Ever try to unplug an electrical appliance but end up getting shocked? Even though the cable is not peeled off and everything looks fine. Well maybe because of this one.

The bad grounding systems.

Variation of Plug by Country

Our home systems are usually single-phase, and as we see in the other country's plugs, there are 2 lines, which are phase and neutral (positive and negative). But in the socket-outlet hole, especially in India and China, there is usually a third line, called the grounding line.

These third points are supposed to be connected to the electrical panel box, and then the electrical panel is earthed to the ground through the grounding electrodes found in the earth pit (grounding control basin), constructed like a septic tank.

What Earth Can Do?

Earth have a feature of the lowest resistance value, ideally it have zero ohms resistance. Earth in Grounding system will act as the zero reference so that it could neutralize charge of current from some of disturbances, such as short circuit fault, residual fault, lightning strike, also noise, and electro-mechanical interference (EMI).

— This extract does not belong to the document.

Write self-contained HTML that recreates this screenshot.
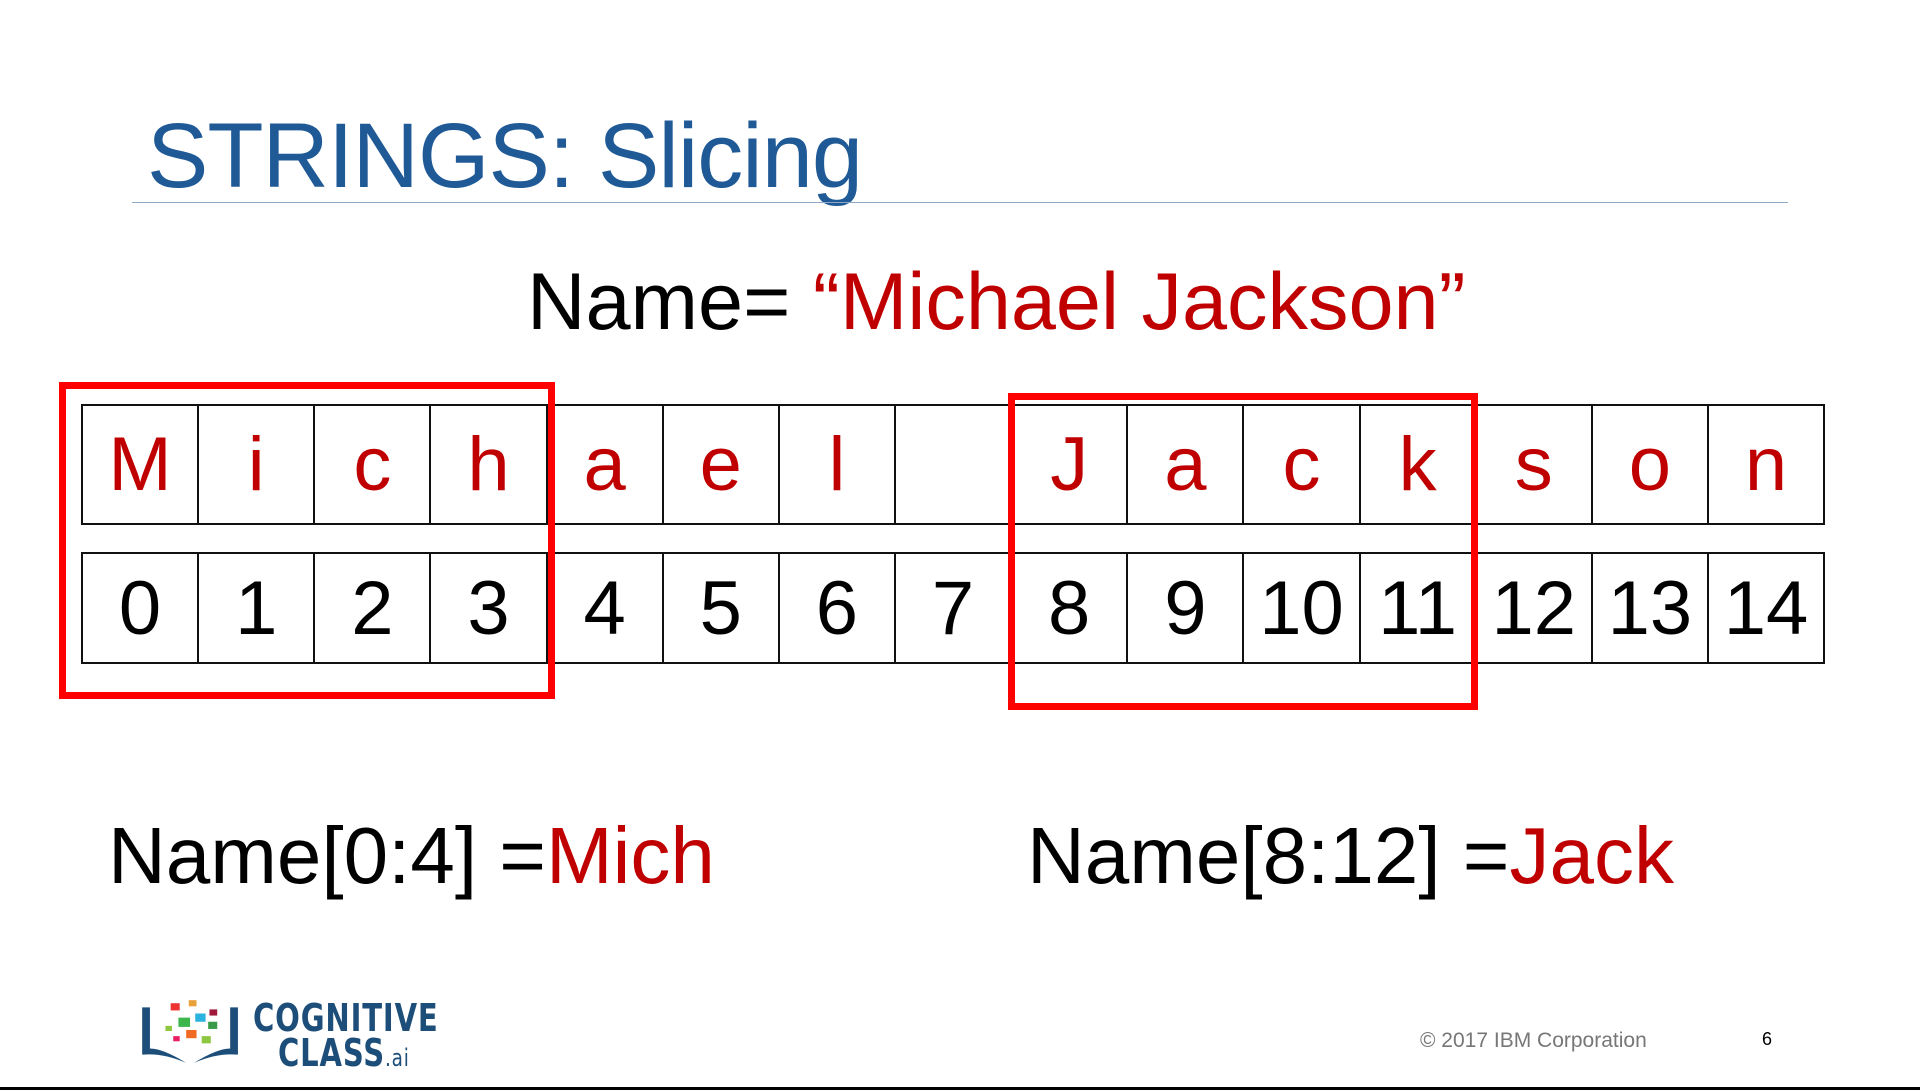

Component of Grounding Systems

Earth pit / electrode = conductor that digged in the ground with the special soil type (must less than 5 ohm) inside of the construction. It designed to give the electric fault the path to ground. The minimum resistance would make the current flowing easily.
Protective equipment in panel box = such as Residual Current Circuit Breaker (RCCB) and Residual Current Breaker Overload (RCBO). The Panel Box also have teriminal for each cable.
Connections = the proper electrical plug and the green cable path in various electric machine include here.

if the electric equipment didn't grounded, then your body will being the conductors/electrodes.

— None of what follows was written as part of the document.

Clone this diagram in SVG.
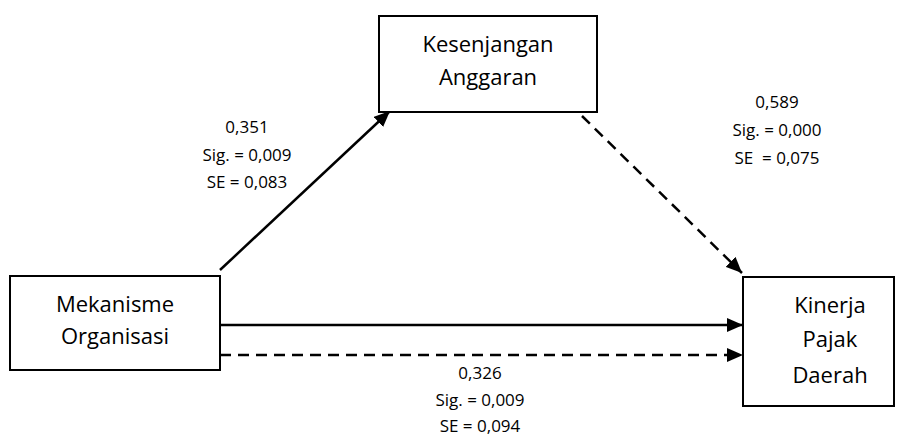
<svg xmlns="http://www.w3.org/2000/svg" width="904" height="438" viewBox="0 0 904 438">
  <style>
    .box { fill: #ffffff; stroke: #000000; stroke-width: 2; }
    .name { font-family: "Open Sans", "Noto Sans", sans-serif; font-size: 22px; fill: #000000; text-anchor: middle; }
    .coef { font-family: "Open Sans", "Noto Sans", sans-serif; font-size: 17px; fill: #000000; text-anchor: middle; }
    .line { stroke: #000000; stroke-width: 2.5; fill: none; }
    .dash { stroke-dasharray: 11 7; }
  </style>
  <defs>
    <marker id="head" viewBox="0 0 16 14" refX="16" refY="7" markerWidth="16" markerHeight="14" markerUnits="userSpaceOnUse" orient="auto">
      <path d="M0,0 L16,7 L0,14 z" fill="#000000"/>
    </marker>
  </defs>

  <g id="connectors">
    <line class="line" x1="220" y1="270" x2="390" y2="111" marker-end="url(#head)"/>
    <line class="line dash" x1="582" y1="116" x2="742" y2="273" marker-end="url(#head)"/>
    <line class="line" x1="220" y1="325" x2="743" y2="325" marker-end="url(#head)"/>
    <line class="line dash" x1="220" y1="355" x2="743" y2="355" marker-end="url(#head)"/>
  </g>

  <g id="node-kesenjangan">
    <rect class="box" x="379" y="16" width="218" height="96"/>
    <text class="name" x="488" y="52">Kesenjangan</text>
    <text class="name" x="488" y="85">Anggaran</text>
  </g>

  <g id="node-mekanisme">
    <rect class="box" x="10" y="276" width="210" height="94"/>
    <text class="name" x="115" y="312">Mekanisme</text>
    <text class="name" x="115" y="344">Organisasi</text>
  </g>

  <g id="node-kinerja">
    <rect class="box" x="743" y="277" width="151" height="129"/>
    <text class="name" x="830" y="313">Kinerja</text>
    <text class="name" x="830" y="347">Pajak</text>
    <text class="name" x="830" y="383">Daerah</text>
  </g>

  <g id="label-a">
    <text class="coef" x="247" y="133">0,351</text>
    <text class="coef" x="247" y="161">Sig. = 0,009</text>
    <text class="coef" x="247" y="188">SE = 0,083</text>
  </g>

  <g id="label-b">
    <text class="coef" x="777" y="108">0,589</text>
    <text class="coef" x="777" y="136">Sig. = 0,000</text>
    <text class="coef" x="777" y="164" xml:space="preserve">SE  = 0,075</text>
  </g>

  <g id="label-c">
    <text class="coef" x="480" y="379">0,326</text>
    <text class="coef" x="480" y="406">Sig. = 0,009</text>
    <text class="coef" x="480" y="432">SE = 0,094</text>
  </g>
</svg>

The grounding system is a conductor system (which means, it is a good conductor of electricity and made of metal, such as copper and LV cables) that connects electrical equipment and installations (usually in electrical panels) with the earth (so connected, and must being connected to the earth) so that it secures humans, equipment, and the environment from the danger of electric current interference or stored charge.
The grounding of electrical installations is usually done by planting electrode rod/pipe/plate in the ground and connecting these electrodes to the installation using conductors (cables).

Every grounding system has pros and downsides, and the choice is influenced by things like the installation type, regional regulations, and particular safety needs.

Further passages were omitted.